_What to do_:
Type again, exactly, the lines below from the start through the line that includes "const xTicksLast = xTicks.slice(-1);".

-- START Data block --

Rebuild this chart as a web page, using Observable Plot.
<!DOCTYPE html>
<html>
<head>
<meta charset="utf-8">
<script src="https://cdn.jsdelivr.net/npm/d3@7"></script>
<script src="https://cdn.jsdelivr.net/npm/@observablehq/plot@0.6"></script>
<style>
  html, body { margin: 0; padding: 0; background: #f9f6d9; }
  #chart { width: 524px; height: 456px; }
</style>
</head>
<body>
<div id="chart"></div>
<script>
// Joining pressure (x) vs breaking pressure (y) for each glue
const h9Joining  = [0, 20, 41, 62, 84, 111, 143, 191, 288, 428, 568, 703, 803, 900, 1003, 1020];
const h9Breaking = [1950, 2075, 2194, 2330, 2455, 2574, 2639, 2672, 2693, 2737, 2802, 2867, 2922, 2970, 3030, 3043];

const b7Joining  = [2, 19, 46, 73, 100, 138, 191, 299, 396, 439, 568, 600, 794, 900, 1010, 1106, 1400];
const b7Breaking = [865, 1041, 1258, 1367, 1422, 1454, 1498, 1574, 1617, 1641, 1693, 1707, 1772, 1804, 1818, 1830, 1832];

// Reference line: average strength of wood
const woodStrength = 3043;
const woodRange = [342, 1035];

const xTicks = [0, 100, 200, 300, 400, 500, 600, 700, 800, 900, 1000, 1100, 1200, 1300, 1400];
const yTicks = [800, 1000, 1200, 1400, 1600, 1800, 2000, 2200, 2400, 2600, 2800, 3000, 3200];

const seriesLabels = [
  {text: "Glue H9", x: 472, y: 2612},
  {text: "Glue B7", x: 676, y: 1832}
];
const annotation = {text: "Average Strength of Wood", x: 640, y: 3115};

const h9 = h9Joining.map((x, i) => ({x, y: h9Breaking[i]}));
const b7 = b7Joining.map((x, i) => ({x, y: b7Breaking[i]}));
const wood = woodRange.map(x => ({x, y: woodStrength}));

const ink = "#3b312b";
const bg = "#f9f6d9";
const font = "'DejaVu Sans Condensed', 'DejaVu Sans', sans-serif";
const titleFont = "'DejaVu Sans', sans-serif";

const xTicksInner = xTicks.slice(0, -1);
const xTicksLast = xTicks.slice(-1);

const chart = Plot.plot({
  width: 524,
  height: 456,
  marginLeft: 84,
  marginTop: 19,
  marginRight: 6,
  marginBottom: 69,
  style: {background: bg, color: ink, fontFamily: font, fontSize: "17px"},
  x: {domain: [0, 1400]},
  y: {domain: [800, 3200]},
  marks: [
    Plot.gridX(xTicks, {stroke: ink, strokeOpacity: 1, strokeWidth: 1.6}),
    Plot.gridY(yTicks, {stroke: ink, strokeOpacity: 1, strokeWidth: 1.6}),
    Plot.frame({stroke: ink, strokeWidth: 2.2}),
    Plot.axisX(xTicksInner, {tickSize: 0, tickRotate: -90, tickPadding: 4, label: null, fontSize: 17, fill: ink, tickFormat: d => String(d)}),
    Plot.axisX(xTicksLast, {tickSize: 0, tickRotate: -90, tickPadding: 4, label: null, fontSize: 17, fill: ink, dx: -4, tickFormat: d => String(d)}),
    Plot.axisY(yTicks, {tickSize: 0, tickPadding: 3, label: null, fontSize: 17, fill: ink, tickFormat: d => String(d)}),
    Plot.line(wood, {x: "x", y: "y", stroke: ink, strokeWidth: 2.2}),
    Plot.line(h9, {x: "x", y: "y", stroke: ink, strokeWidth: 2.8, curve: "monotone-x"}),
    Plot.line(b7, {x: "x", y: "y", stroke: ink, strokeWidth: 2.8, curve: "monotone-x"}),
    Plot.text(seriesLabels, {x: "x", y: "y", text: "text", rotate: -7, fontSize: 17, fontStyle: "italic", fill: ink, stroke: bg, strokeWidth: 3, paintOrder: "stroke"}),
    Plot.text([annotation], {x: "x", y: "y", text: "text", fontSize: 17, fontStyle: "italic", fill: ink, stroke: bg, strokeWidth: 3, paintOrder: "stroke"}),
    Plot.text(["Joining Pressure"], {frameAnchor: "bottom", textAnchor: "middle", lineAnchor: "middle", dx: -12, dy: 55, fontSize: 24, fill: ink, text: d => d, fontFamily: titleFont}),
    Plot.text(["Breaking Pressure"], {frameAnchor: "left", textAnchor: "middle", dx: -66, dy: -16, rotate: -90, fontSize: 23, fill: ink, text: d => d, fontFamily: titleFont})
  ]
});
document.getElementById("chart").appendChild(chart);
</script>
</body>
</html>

-- END Data block --

_In response_:
Rebuild this chart as a web page, using Observable Plot.
<!DOCTYPE html>
<html>
<head>
<meta charset="utf-8">
<script src="https://cdn.jsdelivr.net/npm/d3@7"></script>
<script src="https://cdn.jsdelivr.net/npm/@observablehq/plot@0.6"></script>
<style>
  html, body { margin: 0; padding: 0; background: #f9f6d9; }
  #chart { width: 524px; height: 456px; }
</style>
</head>
<body>
<div id="chart"></div>
<script>
// Joining pressure (x) vs breaking pressure (y) for each glue
const h9Joining  = [0, 20, 41, 62, 84, 111, 143, 191, 288, 428, 568, 703, 803, 900, 1003, 1020];
const h9Breaking = [1950, 2075, 2194, 2330, 2455, 2574, 2639, 2672, 2693, 2737, 2802, 2867, 2922, 2970, 3030, 3043];

const b7Joining  = [2, 19, 46, 73, 100, 138, 191, 299, 396, 439, 568, 600, 794, 900, 1010, 1106, 1400];
const b7Breaking = [865, 1041, 1258, 1367, 1422, 1454, 1498, 1574, 1617, 1641, 1693, 1707, 1772, 1804, 1818, 1830, 1832];

// Reference line: average strength of wood
const woodStrength = 3043;
const woodRange = [342, 1035];

const xTicks = [0, 100, 200, 300, 400, 500, 600, 700, 800, 900, 1000, 1100, 1200, 1300, 1400];
const yTicks = [800, 1000, 1200, 1400, 1600, 1800, 2000, 2200, 2400, 2600, 2800, 3000, 3200];

const seriesLabels = [
  {text: "Glue H9", x: 472, y: 2612},
  {text: "Glue B7", x: 676, y: 1832}
];
const annotation = {text: "Average Strength of Wood", x: 640, y: 3115};

const h9 = h9Joining.map((x, i) => ({x, y: h9Breaking[i]}));
const b7 = b7Joining.map((x, i) => ({x, y: b7Breaking[i]}));
const wood = woodRange.map(x => ({x, y: woodStrength}));

const ink = "#3b312b";
const bg = "#f9f6d9";
const font = "'DejaVu Sans Condensed', 'DejaVu Sans', sans-serif";
const titleFont = "'DejaVu Sans', sans-serif";

const xTicksInner = xTicks.slice(0, -1);
const xTicksLast = xTicks.slice(-1);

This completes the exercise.